The Municipality of the County of Inverness was incorporated by an act of the Nova Scotia Legislature in 1837. Formerly known as Juste-au-Corps (1834-35) due to the French workmen and soldiers who was sometimes waist deep in water as they took rock from Port Hood Island to build the mighty fortress at Louisbourg. The designation of Inverness was as a result of the efforts of Fr. Mac Donell of St.Andrews Parish in Judique. He thought that the Scottish immigrants would feel more at home in an area named after their ancestral home. William Young was the M.P. and he stopped to visit Father on many occasions and ultimately the conversation would revert to naming the County a more suitable name. Thus, you have the name-Inverness after the settler's homeland that lived around and in Inverness-shire Scotland.
Inverness County has distinguished itself with celebrated men and women of vision and tenacity who have made their mark in the Church, politics, the academic world as well as the legal and teaching profession. From the settlement of Inverness County it has been characterized by an agrarian self-sufficiency that has sustained itself over hard times.
The Municipality of Inverness County, has a population of approximately 15,519. Despite the exodus of many of our young and talented youth, the county has been able to sustain itself and become a viable service center with a sustainable base.
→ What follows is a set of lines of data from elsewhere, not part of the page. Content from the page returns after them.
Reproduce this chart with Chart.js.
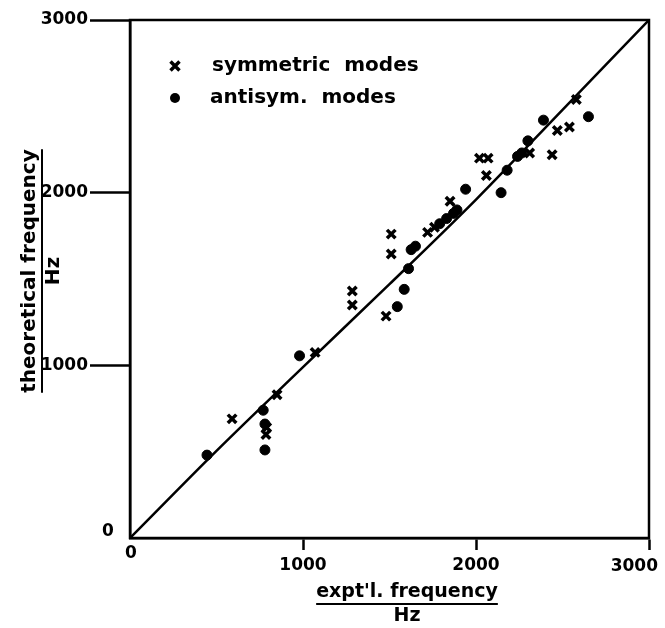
<!DOCTYPE html>
<html>
<head>
<meta charset="utf-8">
<script src="https://cdn.jsdelivr.net/npm/chart.js@4/dist/chart.umd.min.js"></script>
<style>
  html, body { margin: 0; padding: 0; background: #fff; }
  canvas { display: block; }
</style>
</head>
<body>
<canvas id="c" width="665" height="628"></canvas>
<script>
// Experimental vs. theoretical natural frequencies (Hz)
const symmetricModes = [
  [590, 690], [850, 830], [790, 640], [786, 600], [1070, 1075],
  [1285, 1430], [1285, 1350], [1480, 1285], [1510, 1760], [1510, 1645],
  [1720, 1770], [1760, 1800], [1850, 1950], [2020, 2200], [2070, 2200],
  [2060, 2100], [2310, 2230], [2440, 2220], [2470, 2360], [2540, 2380],
  [2580, 2540]
];
const antisymmetricModes = [
  [445, 480], [770, 740], [780, 660], [780, 510], [980, 1055],
  [1545, 1340], [1585, 1440], [1610, 1560], [1625, 1670], [1650, 1690],
  [1790, 1820], [1830, 1850], [1870, 1880], [1890, 1900], [1940, 2020],
  [2145, 2000], [2180, 2130], [2240, 2210], [2265, 2230], [2300, 2300],
  [2390, 2420], [2650, 2440]
];
// Correlation curve
const fitCurve = [
  [0, 0], [500, 505], [1000, 990], [1500, 1470], [2000, 1960], [2500, 2480], [3000, 3000]
];
const tickValues = [0, 1000, 2000, 3000];
const legendLabels = ['symmetric  modes', 'antisym.  modes'];
const xTitle = "expt'l. frequency";
const yTitle = 'theoretical frequency';
const unitLabel = 'Hz';

const toXY = arr => arr.map(([x, y]) => ({ x, y }));
const FONT = 'DejaVu Sans';
const X_MIN = tickValues[0];
const X_MAX = tickValues[tickValues.length - 1];

const hideZero = ctx => (ctx.tick && ctx.tick.value === 0) ? 'rgba(0,0,0,0)' : '#000';

// Frame, end labels, legend and underlined axis titles
const decorations = {
  id: 'decorations',
  afterDraw(chart) {
    const { ctx, chartArea: a, scales } = chart;
    ctx.save();
    ctx.strokeStyle = '#000';
    ctx.lineWidth = 2.5;
    ctx.strokeRect(a.left, a.top, a.right - a.left, a.bottom - a.top);

    ctx.fillStyle = '#000';
    ctx.font = 'bold 17px ' + FONT;
    ctx.textAlign = 'center';
    ctx.textBaseline = 'middle';
    ctx.fillText(String(X_MIN), scales.y.left + 108, scales.y.getPixelForValue(X_MIN) - 6);
    ctx.fillText(String(X_MIN), scales.x.getPixelForValue(X_MIN) + 1, a.bottom + 16);
    // last x label kept inside the canvas
    ctx.textAlign = 'right';
    ctx.fillText(String(X_MAX), scales.x.getPixelForValue(X_MAX) + 9, a.bottom + 29);

    // legend inside the plot
    const lx = a.left + 45;
    const rows = [a.top + 46, a.top + 78];
    ctx.lineWidth = 3.5;
    ctx.beginPath();
    const r = 4.5;
    ctx.moveTo(lx - r, rows[0] - r); ctx.lineTo(lx + r, rows[0] + r);
    ctx.moveTo(lx + r, rows[0] - r); ctx.lineTo(lx - r, rows[0] + r);
    ctx.stroke();
    ctx.beginPath();
    ctx.arc(lx, rows[1], 5, 0, Math.PI * 2);
    ctx.fill();
    ctx.font = 'bold 20px ' + FONT;
    ctx.textAlign = 'left';
    ctx.fillText(legendLabels[0], lx + 37, rows[0]);
    ctx.fillText(legendLabels[1], lx + 35, rows[1]);

    // x title
    ctx.textAlign = 'center';
    ctx.font = 'bold 19px ' + FONT;
    const xc = 407;
    const xty = 592;
    ctx.fillText(xTitle, xc, xty);
    const xw = ctx.measureText(xTitle).width;
    ctx.lineWidth = 2;
    ctx.beginPath();
    ctx.moveTo(xc - xw / 2, xty + 12); ctx.lineTo(xc + xw / 2, xty + 12);
    ctx.stroke();
    ctx.fillText(unitLabel, xc, xty + 24);

    // y title
    ctx.save();
    ctx.translate(30, 271);
    ctx.rotate(-Math.PI / 2);
    ctx.font = 'bold 20px ' + FONT;
    ctx.fillText(yTitle, 0, 0);
    const yw = ctx.measureText(yTitle).width;
    ctx.beginPath();
    ctx.moveTo(-yw / 2, 12); ctx.lineTo(yw / 2, 12);
    ctx.stroke();
    ctx.fillText(unitLabel, 0, 24);
    ctx.restore();

    ctx.restore();
  }
};

new Chart(document.getElementById('c'), {
  type: 'scatter',
  data: {
    datasets: [
      {
        label: 'fit',
        data: toXY(fitCurve),
        showLine: true,
        borderColor: '#000',
        borderWidth: 2.5,
        pointRadius: 0,
        cubicInterpolationMode: 'monotone',
        fill: false,
        order: 2
      },
      {
        label: legendLabels[0],
        data: toXY(symmetricModes),
        pointStyle: 'crossRot',
        pointRadius: 6,
        borderWidth: 3.5,
        borderColor: '#000',
        backgroundColor: '#000',
        order: 1
      },
      {
        label: legendLabels[1],
        data: toXY(antisymmetricModes),
        pointStyle: 'circle',
        pointRadius: 5,
        borderWidth: 1,
        borderColor: '#000',
        backgroundColor: '#000',
        order: 1
      }
    ]
  },
  options: {
    responsive: false,
    animation: false,
    devicePixelRatio: 1,
    layout: { padding: { top: 20, right: 16, left: 0, bottom: 0 } },
    plugins: { legend: { display: false }, tooltip: { enabled: false } },
    scales: {
      x: {
        type: 'linear', min: X_MIN, max: X_MAX,
        afterBuildTicks: s => { s.ticks = tickValues.map(v => ({ value: v })); },
        afterFit: s => { s.height = 90; s.paddingLeft = 0; s.paddingRight = 0; },
        ticks: {
          color: '#000',
          font: { family: FONT, size: 17, weight: 'bold' },
          padding: 5,
          maxRotation: 0,
          callback: v => (v === X_MIN || v === X_MAX) ? '' : String(v)
        },
        grid: { drawOnChartArea: false, drawTicks: true, tickLength: 12, tickWidth: 2.5, tickColor: hideZero },
        border: { display: true, color: '#000', width: 2.5 }
      },
      y: {
        type: 'linear', min: X_MIN, max: X_MAX,
        afterBuildTicks: s => { s.ticks = tickValues.map(v => ({ value: v })); },
        afterFit: s => { s.width = 130; s.paddingTop = 0; s.paddingBottom = 0; },
        ticks: {
          color: '#000',
          font: { family: FONT, size: 17, weight: 'bold' },
          padding: 2,
          callback: v => v === X_MIN ? '' : String(v)
        },
        grid: { drawOnChartArea: false, drawTicks: true, tickLength: 40, tickWidth: 2.5, tickColor: hideZero },
        border: { display: true, color: '#000', width: 2.5 }
      }
    }
  },
  plugins: [decorations]
});
</script>
</body>
</html>
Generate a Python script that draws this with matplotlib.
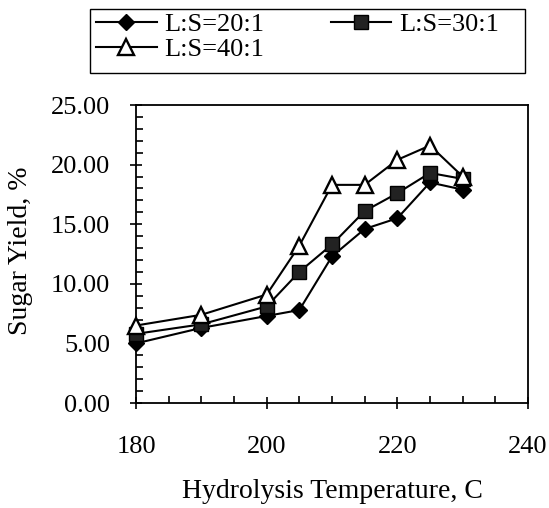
import matplotlib
matplotlib.use("Agg")
import matplotlib.pyplot as plt
from matplotlib.patches import Rectangle
from matplotlib.ticker import MultipleLocator, FormatStrFormatter

plt.rcParams['font.family'] = ['Liberation Serif', 'DejaVu Serif']

# hydrolysis temperature (C) and sugar yield (%)
temps = [180, 190, 200, 205, 210, 215, 220, 225, 230]
ls20 = [5.0, 6.3, 7.3, 7.8, 12.3, 14.6, 15.5, 18.5, 17.9]
ls30 = [5.8, 6.6, 8.1, 11.0, 13.3, 16.1, 17.6, 19.3, 18.8]
ls40 = [6.5, 7.4, 9.1, 13.2, 18.3, 18.3, 20.4, 21.6, 19.0]

fs = 19

fig = plt.figure(figsize=(5.49, 5.08), dpi=100)
ax = fig.add_axes([136/549, 1-403/508, (528-136)/549, (403-105)/508])

l20, = ax.plot(temps, ls20, "-", color="black", lw=1.5, marker="D",
               markersize=8.5, markerfacecolor="black", markeredgecolor="black",
               zorder=3, clip_on=False)
l30, = ax.plot(temps, ls30, "-", color="black", lw=1.5, marker="s",
               markersize=10, markerfacecolor="#222222", markeredgecolor="black",
               zorder=3, clip_on=False)
l40, = ax.plot(temps, ls40, "-", color="black", lw=1.5, marker="^",
               markersize=12, markerfacecolor="white", markeredgecolor="black",
               markeredgewidth=1.7, zorder=4, clip_on=False)

ax.set_xlim(180, 240)
ax.set_ylim(0, 25)
ax.xaxis.set_major_locator(MultipleLocator(20))
ax.xaxis.set_minor_locator(MultipleLocator(5))
ax.yaxis.set_major_locator(MultipleLocator(5))
ax.yaxis.set_minor_locator(MultipleLocator(1))
ax.yaxis.set_major_formatter(FormatStrFormatter("%.2f"))

ax.tick_params(which="major", direction="inout", length=9, width=1.2,
               labelsize=fs, top=False, right=False)
ax.tick_params(axis="x", which="major", pad=19)
ax.tick_params(axis="y", which="major", pad=14)
ax.tick_params(which="minor", direction="in", length=5, width=1.2,
               top=False, right=False)
for s in ax.spines.values():
    s.set_linewidth(1.3)

ax.set_xlabel("Hydrolysis Temperature, C", fontsize=20, va="center")
ax.xaxis.set_label_coords(0.5, (403-492)/298)
ax.set_ylabel("Sugar Yield, %", fontsize=20, va="center")
ax.yaxis.set_label_coords((21-136)/392, 0.51)

leg = fig.legend([l20, l40, l30], ["L:S=20:1", "L:S=40:1", "L:S=30:1"],
                 ncol=2, loc="upper left",
                 bbox_to_anchor=(96/549, 1-13/508), fontsize=fs,
                 frameon=False,
                 handlelength=2.3, columnspacing=2.5, labelspacing=0.05,
                 borderpad=0.0, handletextpad=0.3, borderaxespad=0)
fig.add_artist(Rectangle((90/549, 1-73/508), 435/549, 64/508,
                         transform=fig.transFigure, fill=False,
                         edgecolor="black", lw=1.0))

fig.savefig("out.png", dpi=100)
Many changes have taken place over the years and the amalgamation of council boundaries has been one of these changes. At present the Municipality has six districts that are represented by elected councilors every 4 years. They are:
The landmass of the county stretches the western section of Cape Breton Island from the northern tip of Meat Cove to the southern section of Port Hastings. The main areas of employment are the primary industries of forestry, fishing and farming.